While I recognise that the local council, along with other stakeholders, is given the opportunity to put forward its position under the consultation required by the environmental impact statement process, specifically by section 46B(5)(a)(ii), and required to be kept in the loop by the minister under section 46B(12), this opportunity follows the declaration by the minister. Logic and past examples show that, if a council is to have a meaningful impact on the trajectory of a major declaration, consultation must come prior to the minister publicly committing himself or herself.

However, with that said, I question what practical effect this amendment could actually have. I cannot recall a declaration that has not been opposed by the local community, at least in a minor way, earning the major development provision the deserving reputation of the unstoppable bulldozer.
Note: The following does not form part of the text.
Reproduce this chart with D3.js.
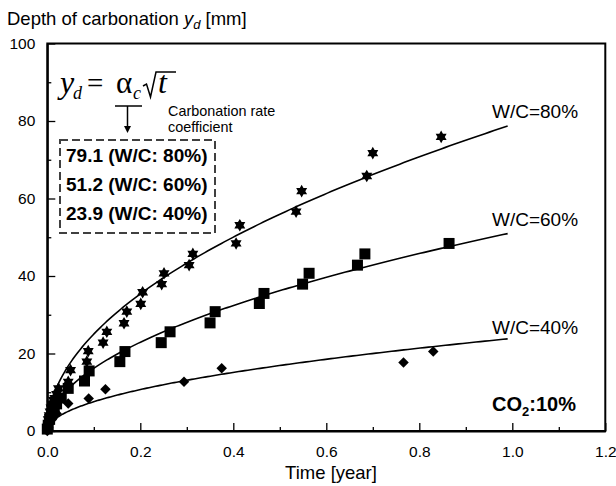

As the honourable member made clear when introducing this bill, a declaration under section 46 is solely at the discretion of the minister, requiring only that he or she be satisfied that the development is of 'major environmental, social or economic importance'—a purely subjective assessment. While I am sure scenarios can be envisaged in which the minister has overlooked some crucial detail and, when alerted by the local council, the intention to declare is altered or withdrawn, under the aforementioned subjective requisites I find that I am not so imaginative.

The member also made clear that a declaration under section 46 is, by the indemnity provided by section 48E, 'bulletproof'. While I am not suggesting that for this reason the minister will not comply with the amendment, I do fear that, due to the ambiguity of the proposed amendment, particularly on what form the consultation must take and the weight to be given to it, it may simply be a 'call to the mayor' or a basic letter of intention. This may be viewed as insufficient by a court but, due to section 48E, we will never know. However, despite these reservations, I support the bill, and it is my hope that, if it is successful, the minister will comply with the full extent of its intent.

Debate adjourned on motion of Hon. S.G. Wade.